薩摩藩の初代創設者「島津忠久」ゆかりの地をめぐる旅
代々薩摩藩を支えてきた島津家。島津家の歴史をご存知でしょうか。初代島津家の島津忠久の思いが今もな出水麓にはあふれています。いにしえの鼓動が聞こえる町、出水(いずみ)武家屋敷群。
歴史に、文化に、時を越えた浪漫を感じることができる魅力ある場所です。ゆっくりと出水麓(いずみふもと)を散策してみては。
この記事の目次
島津家のはじまりは源頼朝だった!薩摩藩の初代創設者「島津忠久」
島津家の誕生は源平の頃から始まります。頼朝の寵愛(ちょうあい)を受けていた丹後局が子供を身ごもり、これを知った頼朝の正室北条政子に妬まれました。そのため鎌倉を逃れ、大阪府の住吉大社につき、忠久を産みました。住吉大社の境内には忠久誕生石が、島津家における稲荷信仰や雨を瑞兆とする慣わしはこの故事に由来するものであるとされています。
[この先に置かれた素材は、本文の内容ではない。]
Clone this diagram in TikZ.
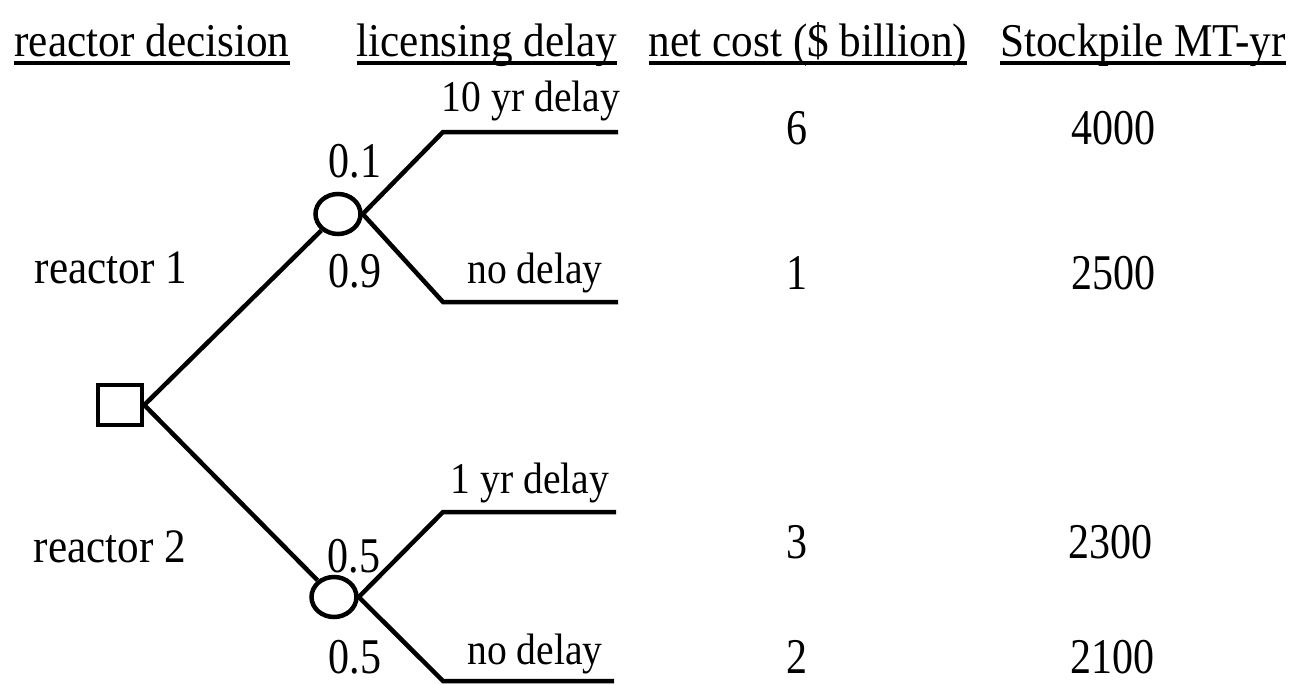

その後、元旦参拝のため住吉大社を訪れた摂政(せっしょう)近衛基通(このえもとみち)に救われます。丹後局は、近衛基通の家来・惟宗広言(ひろこと)のもとに嫁ぎ、忠久も惟宗を名乗ることになりました。
頼朝は忠久誕生の知らせを受け「三郎」の名を与えました。1185年に頼朝と初めて対面し、頼朝の家臣畠山重忠(しげただ)の一字を得て「忠久」と名乗る事になり、その後九州をおさめるようになりました。
島津忠久によって鎌倉時代に作られた日本最古の禅寺、感応禅寺
島津忠久がこの町をつくった証が沢山のこされています。そのひとつに島津忠久によって鎌倉時代に作られた日本最古の禅寺、感応禅寺があります。
市指定文化財の感応寺仁王像が威厳ある風格で立っています。感応禅寺は初代島津家、島津忠久によって鎌倉時代に作られた日本最古の禅寺です。竹林に囲まれた参道はとてもに風情があります。
中に入ると子安地蔵が祭ってありました。子育て祈願、また先に旅立っていった子供たちの供養をすることができます。
境内には、市指定文化財にもなっている五廟社(ごびょうしゃ)があります。
五廟社とは、薩摩藩の創設者初代島津忠久、忠時、久経、忠宗、貞久の島津家5代の墓碑です。ひんやりとした空気に体も心も包まれ、神聖な気持ちに浸ることができました。
近くには、天然記念物に指定されているソテツという植物もありました。神聖な雰囲気の中に貴重なものがたくさんある禅寺でした。
所在地 : 鹿児島県出水市 野田町下名5735
島津忠久が信州から勧請した子授け・子宝安産の神様「諏訪神社」
島津忠久が信州より勧請した諏訪神社があります。武家屋敷群に戻りまた歩いていると、ひっそりと佇む諏訪神社が現れました。鳥居をくぐり、大きな銀杏の木に囲まれた参道は歩くだけで神聖な気分になります。
諏訪神社には古くから戦の神様が祭られているとされています。この出水諏訪神社は、鹿児島県最古の諏訪神社であり、さらに子授け・子宝安産の神様もいるようです。
中に入ると子宝いぬがお出迎えしてくれます。自分の干支を撫でながら安産・無事成長を祈願します。
樹齢約600年から700年といわれている銀杏の木です。今もなお堂々と生きている姿に圧巻です。
諏訪神社の入り口すぐ横に石敢當(せっかんとう)がありました。石敢當とは一種の魔除けであり、「向かうところ敵なし」という意味です。
いにしえの時代に生きた武士たちの心の支えになっていたことでしょう。
所在地 : 鹿児島県出水市麓町13-38
鎌倉時代というと史跡はそこまで残っておらず、イメージがしにくいですが、出水には島津忠久がまちづくりをした跡がたくさん残っていました。出水武家屋敷群に訪れる際にぜひ合わせて訪れてみてはいかがでしょうか。